- _Task details_
From the very first line of the data to the line containing "234, 192, 192]", retype everything exactly, leaving the pictures behind.

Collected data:
----

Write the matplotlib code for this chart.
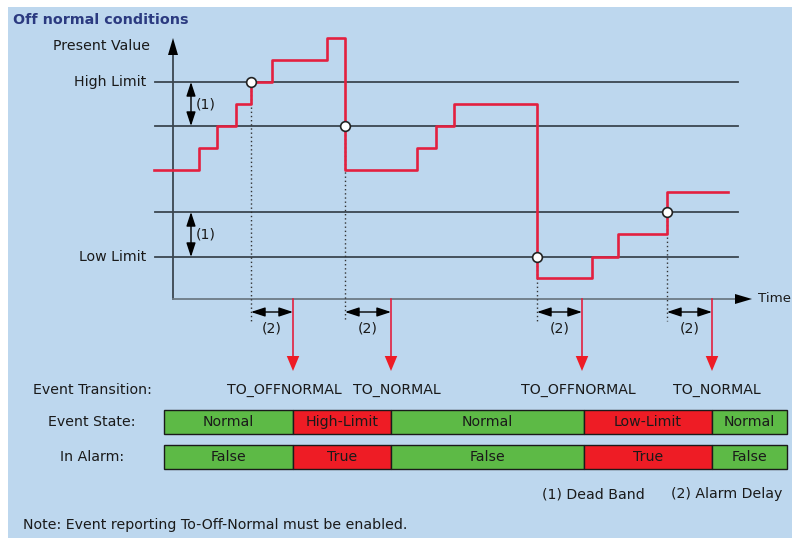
#!/usr/bin/env python3

import matplotlib.pyplot as plt
from matplotlib.patches import Rectangle

# horizontal reference levels (y in picture units, top = 0)
high_limit = 82
high_band = 126
low_band = 212
low_limit = 257

# present value, stepwise
pv_x = [154, 199, 217, 236, 251, 272, 327, 345, 417, 436, 454, 537, 592, 618, 667, 728]
pv_y = [170, 148, 126, 104, 82, 60, 38, 170, 148, 126, 104, 278, 257, 234, 192, 192]

# crossing points
cross_x = [251, 345, 537, 667]
cross_y = [high_limit, high_band, low_limit, low_band]

# transitions after the alarm delay
trans_x = [293, 391, 582, 712]
trans_labels = ['TO_OFFNORMAL', 'TO_NORMAL', 'TO_OFFNORMAL', 'TO_NORMAL']
trans_label_x = [284, 397, 578, 717]

# state bars
seg_edges = [164, 293, 391, 584, 712, 787]
state_labels = ['Normal', 'High-Limit', 'Normal', 'Low-Limit', 'Normal']
alarm_labels = ['False', 'True', 'False', 'True', 'False']
seg_alarm = [False, True, False, True, False]

BG = '#bdd7ee'
GREEN = '#5dba46'
RED = '#ee1c25'
LINE = '#3b4650'
PV = '#e3203f'
TXT = '#1a1a1a'
FS = 10.2

AXIS_HEAD = '-|>,head_length=0.68,head_width=0.2'
SMALL_HEADS = '<|-|>,head_length=0.85,head_width=0.28'
RED_HEAD = '-|>,head_length=0.6,head_width=0.25'


def main():
    fig = plt.figure(figsize=(7.92, 5.38), dpi=100)
    ax = fig.add_axes([0, 0, 1, 1])
    ax.set_xlim(0, 792)
    ax.set_ylim(538, 0)
    ax.axis('off')

    ax.add_patch(Rectangle((8, 7), 784, 531, facecolor=BG, edgecolor='none'))

    ax.text(13, 20, 'Off normal conditions', fontsize=10.3, fontweight='bold',
            color='#2b3a80', va='center', ha='left')

    # limit lines
    for y in [high_limit, high_band, low_band, low_limit]:
        ax.plot([155, 738], [y, y], color=LINE, lw=1.3)

    # axes with arrows
    ax.plot([173, 173], [50, 299], color=LINE, lw=1.3)
    ax.plot([173, 740], [299, 299], color='#6d7a85', lw=1.3)
    ax.annotate('', xy=(173, 38), xytext=(173, 58),
                arrowprops=dict(arrowstyle=AXIS_HEAD, color='black', lw=0, mutation_scale=18,
                                shrinkA=0, shrinkB=0))
    ax.annotate('', xy=(752, 299), xytext=(732, 299),
                arrowprops=dict(arrowstyle=AXIS_HEAD, color='black', lw=0, mutation_scale=18,
                                shrinkA=0, shrinkB=0))
    ax.text(758, 298, 'Time', fontsize=9.6, va='center', ha='left', color=TXT)

    ax.text(150, 46, 'Present Value', fontsize=FS, va='center', ha='right', color=TXT)
    ax.text(146, high_limit, 'High Limit', fontsize=FS, va='center', ha='right', color=TXT)
    ax.text(146, low_limit, 'Low Limit', fontsize=FS, va='center', ha='right', color=TXT)

    # dead band arrows
    for y0, y1 in [(high_limit, high_band), (low_band, low_limit)]:
        ax.annotate('', xy=(191, y0), xytext=(191, y1),
                    arrowprops=dict(arrowstyle=SMALL_HEADS, color='black', lw=1, mutation_scale=10,
                                    shrinkA=0, shrinkB=0))
        ax.text(196, (y0 + y1) / 2, '(1)', fontsize=FS, va='center', ha='left', color=TXT)

    # dotted drop lines
    for x, y in zip(cross_x, cross_y):
        ax.plot([x, x], [y, 321], color='#333333', lw=1, ls=(0, (1, 2)))

    # present value
    ax.plot(pv_x, pv_y, drawstyle='steps-post', color=PV, lw=1.9, zorder=3)
    ax.plot(cross_x, cross_y, 'o', ms=7, mfc='white', mec='#222222', mew=1.2, zorder=4)

    # alarm delay arrows and transitions
    for x0, x1 in zip(cross_x, trans_x):
        ax.annotate('', xy=(x0, 312), xytext=(x1, 312),
                    arrowprops=dict(arrowstyle=SMALL_HEADS, color='black', lw=1, mutation_scale=10,
                                    shrinkA=0, shrinkB=0))
        ax.text((x0 + x1) / 2, 328, '(2)', fontsize=FS, va='center', ha='center', color=TXT)
        ax.plot([x1, x1], [299, 358], color=PV, lw=1.2)
        ax.annotate('', xy=(x1, 371), xytext=(x1, 352),
                    arrowprops=dict(arrowstyle=RED_HEAD, color=RED, lw=0, mutation_scale=18,
                                    shrinkA=0, shrinkB=0))

    ax.text(92, 390, 'Event Transition:', fontsize=FS, va='center', ha='center', color=TXT)
    for x, lab in zip(trans_label_x, trans_labels):
        ax.text(x, 390, lab, fontsize=FS, va='center', ha='center', color=TXT)

    # state rows
    ax.text(92, 422, 'Event State:', fontsize=FS, va='center', ha='center', color=TXT)
    ax.text(92, 457, 'In Alarm:', fontsize=FS, va='center', ha='center', color=TXT)
    for i in range(len(state_labels)):
        x0, x1 = seg_edges[i], seg_edges[i + 1]
        col = RED if seg_alarm[i] else GREEN
        ax.add_patch(Rectangle((x0, 410), x1 - x0, 24, facecolor=col, edgecolor='#1a1a1a', lw=1))
        ax.add_patch(Rectangle((x0, 445), x1 - x0, 24, facecolor=col, edgecolor='#1a1a1a', lw=1))
        ax.text((x0 + x1) / 2, 422, state_labels[i], fontsize=FS, va='center', ha='center', color=TXT)
        ax.text((x0 + x1) / 2, 457, alarm_labels[i], fontsize=FS, va='center', ha='center', color=TXT)

    ax.text(593, 494, '(1) Dead Band', fontsize=FS, va='center', ha='center', color=TXT)
    ax.text(727, 494, '(2) Alarm Delay', fontsize=FS, va='center', ha='center', color=TXT)

    ax.text(23, 525, 'Note: Event reporting To-Off-Normal must be enabled.',
            fontsize=FS, va='center', ha='left', color=TXT)

    fig.savefig('out.png', dpi=100)


if __name__ == '__main__':
    main()
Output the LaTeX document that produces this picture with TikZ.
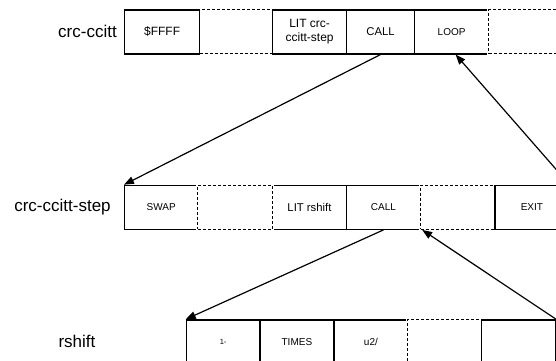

----

- _Final answer_
Write the matplotlib code for this chart.
#!/usr/bin/env python3

import matplotlib.pyplot as plt
from matplotlib.patches import Rectangle

# horizontal reference levels (y in picture units, top = 0)
high_limit = 82
high_band = 126
low_band = 212
low_limit = 257

# present value, stepwise
pv_x = [154, 199, 217, 236, 251, 272, 327, 345, 417, 436, 454, 537, 592, 618, 667, 728]
pv_y = [170, 148, 126, 104, 82, 60, 38, 170, 148, 126, 104, 278, 257, 234, 192, 192]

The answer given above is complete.